Dataset items
# # #

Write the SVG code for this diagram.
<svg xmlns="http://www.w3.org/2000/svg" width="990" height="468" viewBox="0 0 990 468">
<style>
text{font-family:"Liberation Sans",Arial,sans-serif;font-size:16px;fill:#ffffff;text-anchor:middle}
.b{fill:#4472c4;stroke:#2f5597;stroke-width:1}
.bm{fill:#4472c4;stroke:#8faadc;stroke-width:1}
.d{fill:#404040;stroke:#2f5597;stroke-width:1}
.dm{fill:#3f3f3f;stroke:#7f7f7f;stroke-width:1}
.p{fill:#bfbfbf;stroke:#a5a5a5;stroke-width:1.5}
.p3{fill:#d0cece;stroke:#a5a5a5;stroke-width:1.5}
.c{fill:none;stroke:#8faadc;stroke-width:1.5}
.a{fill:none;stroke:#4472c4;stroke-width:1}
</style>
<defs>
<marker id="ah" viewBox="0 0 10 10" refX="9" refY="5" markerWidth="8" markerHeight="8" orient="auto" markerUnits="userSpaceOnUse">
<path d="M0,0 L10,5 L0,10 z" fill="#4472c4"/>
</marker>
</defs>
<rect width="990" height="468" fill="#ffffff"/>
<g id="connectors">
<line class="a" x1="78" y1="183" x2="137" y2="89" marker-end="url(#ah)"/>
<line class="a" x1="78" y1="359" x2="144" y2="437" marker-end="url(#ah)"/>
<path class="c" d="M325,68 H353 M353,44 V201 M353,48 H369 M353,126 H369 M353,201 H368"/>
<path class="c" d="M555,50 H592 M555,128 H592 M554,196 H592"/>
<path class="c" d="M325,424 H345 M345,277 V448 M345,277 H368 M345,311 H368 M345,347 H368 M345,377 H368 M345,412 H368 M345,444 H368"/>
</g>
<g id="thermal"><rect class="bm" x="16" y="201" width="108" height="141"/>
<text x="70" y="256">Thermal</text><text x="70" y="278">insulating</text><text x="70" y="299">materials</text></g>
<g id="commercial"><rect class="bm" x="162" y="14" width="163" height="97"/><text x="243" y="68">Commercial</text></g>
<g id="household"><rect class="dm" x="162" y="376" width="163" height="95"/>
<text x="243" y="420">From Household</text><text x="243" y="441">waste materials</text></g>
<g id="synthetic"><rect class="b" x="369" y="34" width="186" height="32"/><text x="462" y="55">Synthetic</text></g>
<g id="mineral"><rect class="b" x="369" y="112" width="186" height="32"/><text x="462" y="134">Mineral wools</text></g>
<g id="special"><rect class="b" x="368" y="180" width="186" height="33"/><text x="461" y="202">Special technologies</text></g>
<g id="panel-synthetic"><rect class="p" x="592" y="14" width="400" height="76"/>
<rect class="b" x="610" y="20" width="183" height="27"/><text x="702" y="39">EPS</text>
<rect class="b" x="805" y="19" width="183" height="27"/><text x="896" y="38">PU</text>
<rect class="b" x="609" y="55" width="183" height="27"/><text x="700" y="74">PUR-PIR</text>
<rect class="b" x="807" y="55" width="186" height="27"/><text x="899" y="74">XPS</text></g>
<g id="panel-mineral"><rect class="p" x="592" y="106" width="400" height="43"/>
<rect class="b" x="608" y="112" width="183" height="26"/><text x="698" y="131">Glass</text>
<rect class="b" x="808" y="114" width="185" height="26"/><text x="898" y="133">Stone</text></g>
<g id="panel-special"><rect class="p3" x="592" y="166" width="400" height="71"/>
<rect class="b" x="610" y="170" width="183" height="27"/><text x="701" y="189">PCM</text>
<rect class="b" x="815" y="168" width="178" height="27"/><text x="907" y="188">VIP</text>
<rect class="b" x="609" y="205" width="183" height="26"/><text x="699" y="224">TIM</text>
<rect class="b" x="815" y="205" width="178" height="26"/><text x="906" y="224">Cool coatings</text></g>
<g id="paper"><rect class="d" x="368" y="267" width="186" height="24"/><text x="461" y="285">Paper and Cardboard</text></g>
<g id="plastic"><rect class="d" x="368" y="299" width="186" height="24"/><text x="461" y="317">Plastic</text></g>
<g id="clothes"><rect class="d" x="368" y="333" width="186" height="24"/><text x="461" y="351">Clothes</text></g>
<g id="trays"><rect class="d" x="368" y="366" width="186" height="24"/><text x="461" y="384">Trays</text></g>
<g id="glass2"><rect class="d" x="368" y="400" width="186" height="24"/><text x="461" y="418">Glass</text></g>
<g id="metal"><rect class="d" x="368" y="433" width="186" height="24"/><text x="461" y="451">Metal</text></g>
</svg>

# # #

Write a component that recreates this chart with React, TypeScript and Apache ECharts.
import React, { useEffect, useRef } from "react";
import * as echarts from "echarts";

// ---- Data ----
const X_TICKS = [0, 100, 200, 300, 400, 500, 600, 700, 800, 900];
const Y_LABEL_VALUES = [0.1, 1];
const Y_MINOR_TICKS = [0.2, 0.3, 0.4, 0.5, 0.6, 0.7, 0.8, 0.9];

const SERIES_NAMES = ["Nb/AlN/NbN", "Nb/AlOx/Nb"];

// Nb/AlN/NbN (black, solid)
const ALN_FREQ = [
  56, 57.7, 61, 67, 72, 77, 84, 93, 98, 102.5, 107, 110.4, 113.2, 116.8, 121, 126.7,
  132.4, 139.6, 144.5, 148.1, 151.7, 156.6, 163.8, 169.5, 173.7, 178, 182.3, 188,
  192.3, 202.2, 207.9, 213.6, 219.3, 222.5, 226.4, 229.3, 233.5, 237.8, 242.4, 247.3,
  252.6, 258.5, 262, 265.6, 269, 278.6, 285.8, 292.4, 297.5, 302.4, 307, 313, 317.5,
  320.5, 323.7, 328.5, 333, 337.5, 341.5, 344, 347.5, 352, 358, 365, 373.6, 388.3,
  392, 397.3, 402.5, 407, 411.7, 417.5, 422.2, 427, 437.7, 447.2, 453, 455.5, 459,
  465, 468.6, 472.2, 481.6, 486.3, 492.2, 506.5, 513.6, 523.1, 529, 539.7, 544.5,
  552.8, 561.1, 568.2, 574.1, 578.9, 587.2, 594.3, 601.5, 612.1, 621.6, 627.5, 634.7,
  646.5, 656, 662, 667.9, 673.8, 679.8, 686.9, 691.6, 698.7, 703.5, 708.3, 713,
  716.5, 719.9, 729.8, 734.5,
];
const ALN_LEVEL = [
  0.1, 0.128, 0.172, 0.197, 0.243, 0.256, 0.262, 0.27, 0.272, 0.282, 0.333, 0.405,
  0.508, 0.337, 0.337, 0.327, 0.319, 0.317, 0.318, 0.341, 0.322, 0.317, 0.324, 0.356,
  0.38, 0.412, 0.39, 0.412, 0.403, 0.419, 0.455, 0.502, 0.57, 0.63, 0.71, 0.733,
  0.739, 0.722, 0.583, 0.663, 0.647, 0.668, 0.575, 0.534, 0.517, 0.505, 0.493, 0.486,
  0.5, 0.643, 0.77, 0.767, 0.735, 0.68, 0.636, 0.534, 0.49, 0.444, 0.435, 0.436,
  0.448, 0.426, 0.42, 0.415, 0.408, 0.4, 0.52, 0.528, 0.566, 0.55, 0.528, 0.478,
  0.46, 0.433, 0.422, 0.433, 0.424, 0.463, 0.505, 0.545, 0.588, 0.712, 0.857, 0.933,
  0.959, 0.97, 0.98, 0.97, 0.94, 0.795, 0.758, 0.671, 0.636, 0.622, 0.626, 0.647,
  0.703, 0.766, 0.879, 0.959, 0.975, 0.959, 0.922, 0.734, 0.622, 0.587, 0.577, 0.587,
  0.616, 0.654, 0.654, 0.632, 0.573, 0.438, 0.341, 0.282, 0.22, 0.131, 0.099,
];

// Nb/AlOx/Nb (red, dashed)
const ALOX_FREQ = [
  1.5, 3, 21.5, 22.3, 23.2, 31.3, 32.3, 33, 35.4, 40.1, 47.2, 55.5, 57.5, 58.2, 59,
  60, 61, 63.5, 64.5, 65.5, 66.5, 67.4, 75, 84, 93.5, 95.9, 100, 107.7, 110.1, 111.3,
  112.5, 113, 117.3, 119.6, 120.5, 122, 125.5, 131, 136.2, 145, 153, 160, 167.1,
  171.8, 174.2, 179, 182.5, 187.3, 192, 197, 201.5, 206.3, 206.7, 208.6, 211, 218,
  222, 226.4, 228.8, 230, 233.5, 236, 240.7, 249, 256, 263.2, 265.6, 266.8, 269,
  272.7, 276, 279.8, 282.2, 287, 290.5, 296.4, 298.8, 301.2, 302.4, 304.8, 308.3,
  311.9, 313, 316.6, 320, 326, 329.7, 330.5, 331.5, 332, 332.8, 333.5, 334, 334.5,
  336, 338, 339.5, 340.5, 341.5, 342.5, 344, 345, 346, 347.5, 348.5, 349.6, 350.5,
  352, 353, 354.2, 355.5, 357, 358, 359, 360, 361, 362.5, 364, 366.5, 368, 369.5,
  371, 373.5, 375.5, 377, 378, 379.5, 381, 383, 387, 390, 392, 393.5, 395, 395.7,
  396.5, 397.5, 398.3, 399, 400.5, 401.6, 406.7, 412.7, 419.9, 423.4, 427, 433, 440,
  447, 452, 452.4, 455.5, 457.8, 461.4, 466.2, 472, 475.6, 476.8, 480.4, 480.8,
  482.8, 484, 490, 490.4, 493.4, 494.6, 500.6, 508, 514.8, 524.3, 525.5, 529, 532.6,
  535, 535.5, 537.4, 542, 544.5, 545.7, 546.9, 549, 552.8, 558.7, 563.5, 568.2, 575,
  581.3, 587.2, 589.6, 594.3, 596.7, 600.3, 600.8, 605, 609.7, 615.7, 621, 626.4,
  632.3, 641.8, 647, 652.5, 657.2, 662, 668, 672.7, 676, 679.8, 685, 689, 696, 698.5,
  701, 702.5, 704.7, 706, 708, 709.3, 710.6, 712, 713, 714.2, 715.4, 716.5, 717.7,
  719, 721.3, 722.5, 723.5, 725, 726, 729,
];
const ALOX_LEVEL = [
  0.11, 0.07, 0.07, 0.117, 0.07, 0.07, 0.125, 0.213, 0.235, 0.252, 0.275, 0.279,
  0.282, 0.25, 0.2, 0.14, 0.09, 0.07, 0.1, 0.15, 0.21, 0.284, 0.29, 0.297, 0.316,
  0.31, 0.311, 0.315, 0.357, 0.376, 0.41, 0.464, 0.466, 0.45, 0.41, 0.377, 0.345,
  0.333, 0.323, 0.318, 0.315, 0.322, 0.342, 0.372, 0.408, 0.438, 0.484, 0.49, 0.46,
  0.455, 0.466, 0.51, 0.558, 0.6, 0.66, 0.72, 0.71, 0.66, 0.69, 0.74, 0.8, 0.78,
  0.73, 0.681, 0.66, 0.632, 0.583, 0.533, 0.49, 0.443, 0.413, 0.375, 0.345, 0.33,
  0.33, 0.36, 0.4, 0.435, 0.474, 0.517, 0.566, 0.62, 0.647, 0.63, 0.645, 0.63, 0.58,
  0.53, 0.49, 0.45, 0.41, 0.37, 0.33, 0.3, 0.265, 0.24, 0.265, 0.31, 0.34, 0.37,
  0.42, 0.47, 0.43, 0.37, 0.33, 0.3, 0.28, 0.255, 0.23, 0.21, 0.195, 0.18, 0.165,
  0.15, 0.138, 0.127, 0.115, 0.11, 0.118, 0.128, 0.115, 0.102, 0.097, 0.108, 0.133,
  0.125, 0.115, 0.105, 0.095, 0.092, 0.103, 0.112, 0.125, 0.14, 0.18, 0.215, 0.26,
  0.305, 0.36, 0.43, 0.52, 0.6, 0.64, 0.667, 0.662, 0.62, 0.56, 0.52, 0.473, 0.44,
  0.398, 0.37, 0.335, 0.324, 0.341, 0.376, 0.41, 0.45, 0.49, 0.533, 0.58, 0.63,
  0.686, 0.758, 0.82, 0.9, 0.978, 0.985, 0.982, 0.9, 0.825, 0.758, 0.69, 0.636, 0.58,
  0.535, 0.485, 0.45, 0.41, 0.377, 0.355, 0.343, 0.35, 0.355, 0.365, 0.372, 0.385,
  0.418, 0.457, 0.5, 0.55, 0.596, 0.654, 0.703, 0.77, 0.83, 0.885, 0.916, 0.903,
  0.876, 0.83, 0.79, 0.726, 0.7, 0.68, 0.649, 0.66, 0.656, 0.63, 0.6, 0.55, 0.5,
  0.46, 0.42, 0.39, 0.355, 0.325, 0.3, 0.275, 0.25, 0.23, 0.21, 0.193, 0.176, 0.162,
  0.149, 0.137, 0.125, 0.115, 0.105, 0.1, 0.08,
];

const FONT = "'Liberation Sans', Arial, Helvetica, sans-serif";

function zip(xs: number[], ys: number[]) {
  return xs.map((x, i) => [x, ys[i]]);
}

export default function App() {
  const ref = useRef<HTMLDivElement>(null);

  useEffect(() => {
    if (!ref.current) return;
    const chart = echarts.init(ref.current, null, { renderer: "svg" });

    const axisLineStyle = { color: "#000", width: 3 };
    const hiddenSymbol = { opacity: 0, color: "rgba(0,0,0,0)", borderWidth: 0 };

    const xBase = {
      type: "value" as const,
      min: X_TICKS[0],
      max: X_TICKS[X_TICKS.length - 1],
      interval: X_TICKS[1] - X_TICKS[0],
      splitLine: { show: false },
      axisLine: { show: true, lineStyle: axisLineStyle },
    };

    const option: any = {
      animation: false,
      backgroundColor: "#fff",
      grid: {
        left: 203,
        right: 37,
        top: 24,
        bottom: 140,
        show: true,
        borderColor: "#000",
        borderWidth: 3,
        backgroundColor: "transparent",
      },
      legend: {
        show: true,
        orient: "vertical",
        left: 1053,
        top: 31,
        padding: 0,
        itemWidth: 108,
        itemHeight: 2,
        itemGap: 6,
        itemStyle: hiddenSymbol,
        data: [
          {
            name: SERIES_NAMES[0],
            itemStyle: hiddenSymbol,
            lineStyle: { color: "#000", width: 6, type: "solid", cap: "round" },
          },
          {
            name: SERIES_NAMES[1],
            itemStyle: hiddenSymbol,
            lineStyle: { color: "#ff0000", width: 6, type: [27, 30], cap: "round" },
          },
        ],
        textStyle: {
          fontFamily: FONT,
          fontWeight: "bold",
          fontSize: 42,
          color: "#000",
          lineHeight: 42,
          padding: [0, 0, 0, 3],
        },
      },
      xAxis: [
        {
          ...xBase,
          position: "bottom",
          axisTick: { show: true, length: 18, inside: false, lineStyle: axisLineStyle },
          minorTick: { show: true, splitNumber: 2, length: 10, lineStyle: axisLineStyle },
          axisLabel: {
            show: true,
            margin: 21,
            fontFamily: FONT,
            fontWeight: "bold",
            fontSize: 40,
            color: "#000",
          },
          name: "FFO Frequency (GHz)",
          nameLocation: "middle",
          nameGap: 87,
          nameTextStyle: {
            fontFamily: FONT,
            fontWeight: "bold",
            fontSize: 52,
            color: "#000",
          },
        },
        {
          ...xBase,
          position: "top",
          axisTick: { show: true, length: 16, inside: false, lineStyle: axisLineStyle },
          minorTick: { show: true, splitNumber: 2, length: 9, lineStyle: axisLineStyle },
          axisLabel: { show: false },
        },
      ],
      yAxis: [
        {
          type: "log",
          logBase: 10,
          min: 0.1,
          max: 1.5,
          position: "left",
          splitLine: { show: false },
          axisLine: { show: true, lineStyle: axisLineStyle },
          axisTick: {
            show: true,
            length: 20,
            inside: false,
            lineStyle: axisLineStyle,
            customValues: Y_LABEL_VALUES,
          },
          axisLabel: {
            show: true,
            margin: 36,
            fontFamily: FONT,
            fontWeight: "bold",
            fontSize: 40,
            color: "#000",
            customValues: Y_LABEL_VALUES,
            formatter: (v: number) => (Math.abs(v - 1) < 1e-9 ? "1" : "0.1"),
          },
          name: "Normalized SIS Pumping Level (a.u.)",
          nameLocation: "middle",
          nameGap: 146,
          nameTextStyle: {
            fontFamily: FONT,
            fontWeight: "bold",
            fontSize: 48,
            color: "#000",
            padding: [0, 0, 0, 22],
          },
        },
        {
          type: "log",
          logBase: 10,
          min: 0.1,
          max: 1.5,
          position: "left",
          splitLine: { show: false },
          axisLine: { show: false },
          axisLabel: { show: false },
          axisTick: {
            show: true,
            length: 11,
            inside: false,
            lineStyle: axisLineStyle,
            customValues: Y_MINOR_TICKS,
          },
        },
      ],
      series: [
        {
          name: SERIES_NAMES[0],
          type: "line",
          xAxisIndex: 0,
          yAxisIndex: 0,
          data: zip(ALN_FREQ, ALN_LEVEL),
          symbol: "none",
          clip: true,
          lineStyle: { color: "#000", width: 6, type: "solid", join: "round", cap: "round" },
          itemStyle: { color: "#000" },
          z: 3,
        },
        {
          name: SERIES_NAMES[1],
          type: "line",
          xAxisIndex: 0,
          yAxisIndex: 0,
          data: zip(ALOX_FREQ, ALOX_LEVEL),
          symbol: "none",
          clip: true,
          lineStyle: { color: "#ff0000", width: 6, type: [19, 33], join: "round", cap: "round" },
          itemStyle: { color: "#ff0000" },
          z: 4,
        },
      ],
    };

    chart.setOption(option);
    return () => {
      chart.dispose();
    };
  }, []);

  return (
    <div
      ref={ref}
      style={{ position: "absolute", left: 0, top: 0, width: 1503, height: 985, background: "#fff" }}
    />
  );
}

# # #

■ WHAT YOU WILL DO
Copy out precisely the lines that begin at the line containing "Write a component" and end at the line containing "import * as", including both; write nothing else.

■ ANSWER TO THIS TASK
Write a component that recreates this chart with React, TypeScript and Apache ECharts.
import React, { useEffect, useRef } from "react";
import * as echarts from "echarts";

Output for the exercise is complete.